Senior Scientist, Foundation models for speech

Solo per membri registrati
Roma
EUR 60.000 - 80.000
Descrizione del lavoro

About Translated
Translated is on a mission to allow everyone to understand and be understood, in their own language. We are a technology-powered professional translation provider. We partner with over 200,000 professional translators worldwide, in 200 languages. Our 310,000 clients range from private individuals needing their CV translated to large companies like Uber and Airbnb.

Our progress is largely powered by our ability to leverage scientific progress and realize the best synergy between humans and machines. We invest heavily in R&D, such as LLMs applied to translation, expressive speech synthesis, and privacy-preserving training for translation. We operate as a science-driven startup, ensuring our scientific innovations quickly make it to production and have a measurable impact on our operations.

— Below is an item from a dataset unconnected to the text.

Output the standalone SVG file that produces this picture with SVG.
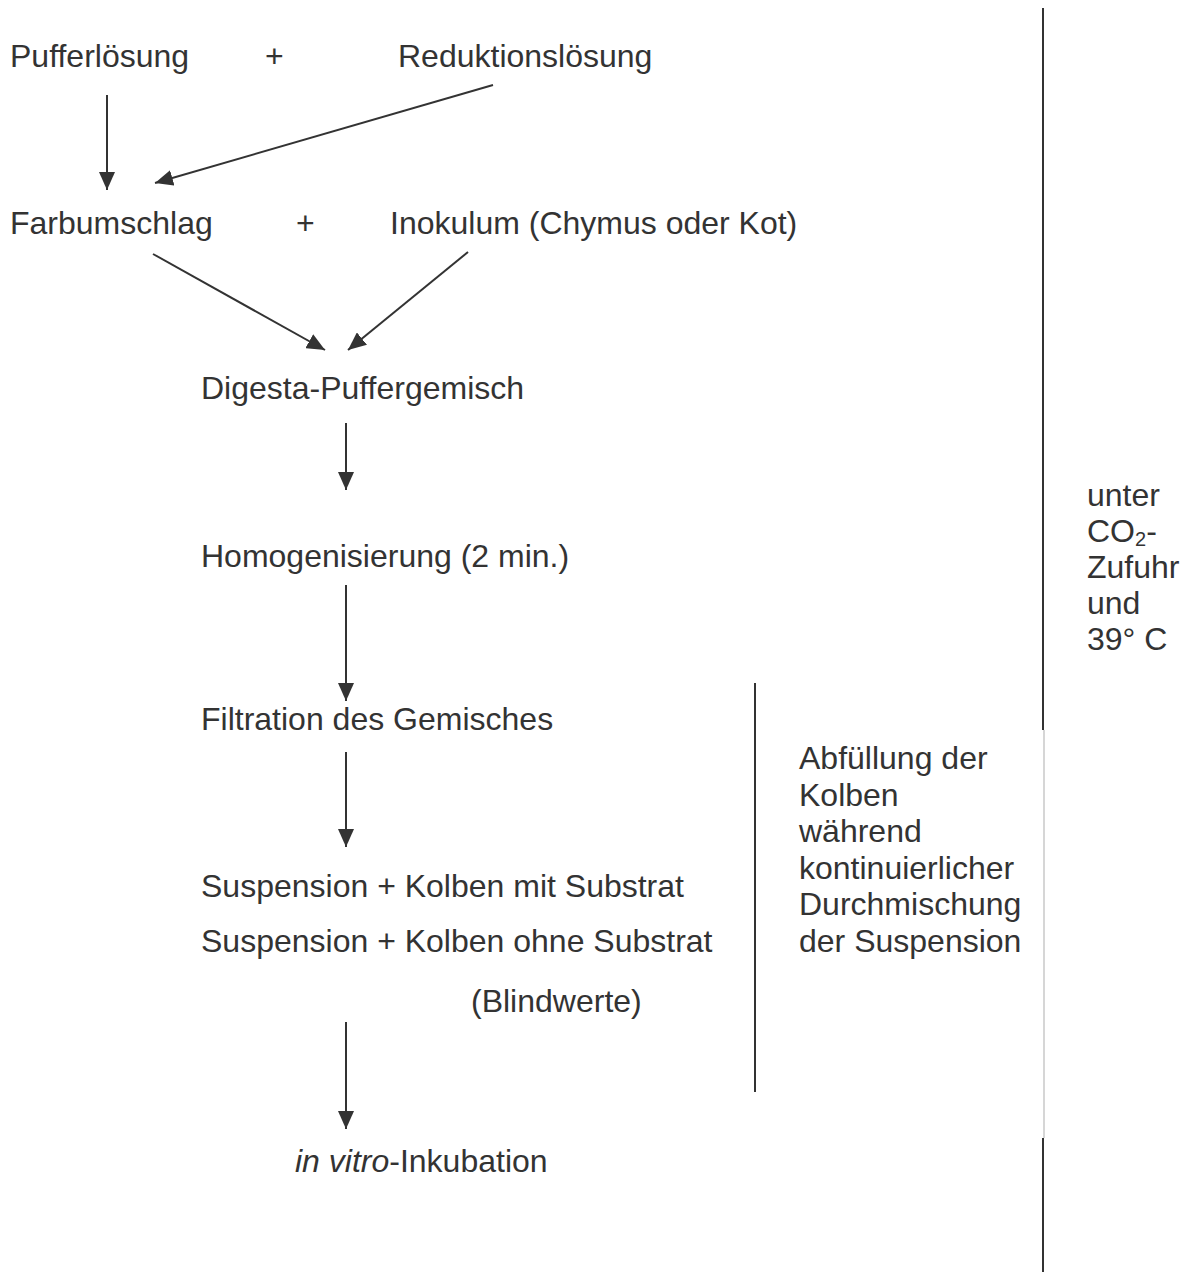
<svg xmlns="http://www.w3.org/2000/svg" width="1189" height="1272" viewBox="0 0 1189 1272">
<style>
text{font-family:"Liberation Sans",Arial,sans-serif;font-size:32px;fill:#333}
.c{stroke:#333;stroke-width:2;fill:none}
.thin{stroke:#bbb;stroke-width:1.2;fill:none}
</style>
<defs>
<marker id="ah" markerUnits="userSpaceOnUse" markerWidth="20" markerHeight="16" refX="18" refY="8" orient="auto">
<path d="M0,0 L18,8 L0,16 Z" fill="#333"/>
</marker>
</defs>
<rect width="1189" height="1272" fill="#fff"/>
<g id="connectors">
<line class="c" x1="107" y1="95" x2="107" y2="190" marker-end="url(#ah)"/>
<line class="c" x1="493" y1="85" x2="155" y2="183" marker-end="url(#ah)"/>
<line class="c" x1="153" y1="254" x2="325" y2="350" marker-end="url(#ah)"/>
<line class="c" x1="468" y1="252" x2="348" y2="350" marker-end="url(#ah)"/>
<line class="c" x1="346" y1="423" x2="346" y2="490" marker-end="url(#ah)"/>
<line class="c" x1="346" y1="585" x2="346" y2="701" marker-end="url(#ah)"/>
<line class="c" x1="346" y1="752" x2="346" y2="847" marker-end="url(#ah)"/>
<line class="c" x1="346" y1="1022" x2="346" y2="1129" marker-end="url(#ah)"/>
<line class="c" x1="755" y1="683" x2="755" y2="1092"/>
<line class="c" x1="1043" y1="8" x2="1043" y2="730"/>
<line class="thin" x1="1044" y1="730" x2="1044" y2="1138"/>
<line class="c" x1="1043" y1="1138" x2="1043" y2="1272"/>
</g>
<g id="n-puffer"><text x="10" y="67">Pufferlösung</text></g>
<g id="plus1"><text x="265" y="67">+</text></g>
<g id="n-reduktion"><text x="398" y="67">Reduktionslösung</text></g>
<g id="n-farb"><text x="10" y="234">Farbumschlag</text></g>
<g id="plus2"><text x="296" y="234">+</text></g>
<g id="n-inokulum"><text x="390" y="234">Inokulum (Chymus oder Kot)</text></g>
<g id="n-digesta"><text x="201" y="399">Digesta-Puffergemisch</text></g>
<g id="n-homog"><text x="201" y="567">Homogenisierung (2 min.)</text></g>
<g id="n-filtration"><text x="201" y="730">Filtration des Gemisches</text></g>
<g id="n-suspension">
<text x="201" y="897">Suspension + Kolben mit Substrat</text>
<text x="201" y="952">Suspension + Kolben ohne Substrat</text>
<text x="471" y="1012">(Blindwerte)</text>
</g>
<g id="n-inkubation"><text x="295" y="1172"><tspan font-style="italic">in vitro</tspan>-Inkubation</text></g>
<g id="n-abfuellung">
<text x="799" y="769">Abfüllung der</text>
<text x="799" y="806">Kolben</text>
<text x="799" y="842">während</text>
<text x="799" y="879">kontinuierlicher</text>
<text x="799" y="915">Durchmischung</text>
<text x="799" y="952">der Suspension</text>
</g>
<g id="n-co2">
<text x="1087" y="506">unter</text>
<text x="1087" y="542">CO<tspan font-size="20" dy="4">2</tspan><tspan dy="-4">-</tspan></text>
<text x="1087" y="578">Zufuhr</text>
<text x="1087" y="614">und</text>
<text x="1087" y="650">39° C</text>
</g>
</svg>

The ideal candidate should have a strong enthusiasm for contributing to the design and implementation of Large-scale Language Models for speech-related tasks. They should also be capable of coordinating technical, communication, and team activities for our Meetween project.

The project: Meetween

Translated has just been awarded a grant for Meetween, a €7M, 4-year collaborative research project starting in January 2024, which Translated leads. Meetween uses LLMs and multimodal foundation models to enhance human communication.

The project covers research areas such as Deep Learning, Large Language and Multimodal models, Machine Translation, Automatic Speech Recognition and Translation, Summarization, and AI Digital Assistants. It offers the opportunity to collaborate with leading speech processing teams from academia and industry.

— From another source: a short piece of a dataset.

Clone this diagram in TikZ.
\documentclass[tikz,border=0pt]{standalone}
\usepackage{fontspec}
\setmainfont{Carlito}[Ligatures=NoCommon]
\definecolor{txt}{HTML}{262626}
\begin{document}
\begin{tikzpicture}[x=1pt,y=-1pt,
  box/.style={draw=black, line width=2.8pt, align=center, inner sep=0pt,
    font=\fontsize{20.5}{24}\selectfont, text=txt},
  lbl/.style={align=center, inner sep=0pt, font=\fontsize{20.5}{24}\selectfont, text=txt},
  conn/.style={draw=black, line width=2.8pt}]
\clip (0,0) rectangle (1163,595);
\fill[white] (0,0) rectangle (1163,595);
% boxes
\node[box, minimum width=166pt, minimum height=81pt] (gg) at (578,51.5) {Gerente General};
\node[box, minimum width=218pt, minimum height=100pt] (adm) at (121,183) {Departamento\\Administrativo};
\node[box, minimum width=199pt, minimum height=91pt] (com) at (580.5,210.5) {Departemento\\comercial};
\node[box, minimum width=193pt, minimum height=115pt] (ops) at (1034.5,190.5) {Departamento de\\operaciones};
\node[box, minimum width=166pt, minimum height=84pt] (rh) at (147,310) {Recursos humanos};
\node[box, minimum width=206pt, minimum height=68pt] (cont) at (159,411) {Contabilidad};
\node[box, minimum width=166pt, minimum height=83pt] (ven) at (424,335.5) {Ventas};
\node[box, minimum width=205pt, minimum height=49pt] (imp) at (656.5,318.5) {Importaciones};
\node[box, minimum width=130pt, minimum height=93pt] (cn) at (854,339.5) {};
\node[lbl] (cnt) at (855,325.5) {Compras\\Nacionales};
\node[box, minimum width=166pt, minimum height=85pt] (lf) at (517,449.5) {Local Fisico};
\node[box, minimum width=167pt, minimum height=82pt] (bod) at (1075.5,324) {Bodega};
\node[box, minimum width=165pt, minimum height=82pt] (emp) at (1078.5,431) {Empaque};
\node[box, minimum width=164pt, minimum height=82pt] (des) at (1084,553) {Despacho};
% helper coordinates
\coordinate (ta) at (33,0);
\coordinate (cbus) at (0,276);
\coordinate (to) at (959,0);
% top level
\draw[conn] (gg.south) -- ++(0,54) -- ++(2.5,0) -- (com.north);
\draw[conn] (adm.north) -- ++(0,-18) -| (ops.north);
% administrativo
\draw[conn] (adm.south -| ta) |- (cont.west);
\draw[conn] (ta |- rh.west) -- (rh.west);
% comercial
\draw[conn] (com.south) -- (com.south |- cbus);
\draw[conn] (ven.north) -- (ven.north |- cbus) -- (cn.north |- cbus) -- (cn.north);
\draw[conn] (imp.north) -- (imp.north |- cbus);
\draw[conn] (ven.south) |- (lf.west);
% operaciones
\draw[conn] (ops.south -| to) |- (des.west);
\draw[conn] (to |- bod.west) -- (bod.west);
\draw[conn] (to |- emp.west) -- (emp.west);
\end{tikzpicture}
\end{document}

With Meetween, we aim to "solve speech": building foundation models to model all three speech modalities (text, audio, video including lip movement, facial expressions, and gestures) in a single architecture. Through transfer learning and conditioning, these models will support downstream tasks like ASR, zero-shot TTS, voice cloning, speech-to-speech translation, lip reading and resync, and audio/video reconstruction/enhancement.

We have secured a substantial computing budget on the Polish HPC infrastructure with hundreds of thousands of A100-hours, in addition to our in-house GPU infrastructure.

All research outcomes—models, datasets, benchmarks—will be open-sourced on HuggingFace.

What You’ll Do

You will join a team of researchers dedicated to Meetween within Translated's AI Research team, working on Large Language Models, Machine Translation, Speech Synthesis, and privacy-preserving Machine Learning. The team collaborates closely with product and engineering teams to develop next-generation technology.

In this role, you will:

  • Work with data, compute, and algorithms
  • Design deep learning multimodal neural architectures
  • Design experiments, implement and run them on large GPU/HPC infrastructure, and evaluate results
  • Monitor and benchmark state-of-the-art models
  • Potentially guide junior team members, including PhD students and interns
  • Coordinate with partners on research roadmap
  • Adapt to rapid scientific developments
  • Organize publications and open-source contributions

Requirements

  • PhD or 4+ years industry research in relevant deep learning fields (language modeling or speech recognition)
  • Excellent programming skills in PyTorch
  • Familiarity with Docker, Unix OS, and GPU experimentation
  • Interest in experimental research
  • Relevant scientific publications, teaching, or research experience
  • Experience in speech and language technology industry
  • Team coordination experience
  • Excellent English skills
  • Strong in multi-GPU training and optimization
  • Polyglot language skills
  • Open-source contributions
  • Publications at tier-1 ML/AI conferences (NeurIPS, ICML, ICASSP, Interspeech, ACL, EMNLP)

Translated is hosted at Pi Campus, a natural environment with villas in Rome, fostering talent growth. Pi Campus is also a venture firm created by Translated to reinvest profits into promising AI startups.

Benefits include gym, swimming pool, kickboxing, water aerobics, fitness, Pilates, table tennis, football table, kitchen and snacks, and incentives for healthy and family-friendly choices.

We celebrate diversity and are committed to an inclusive environment where everyone feels valued and supported to reach their potential.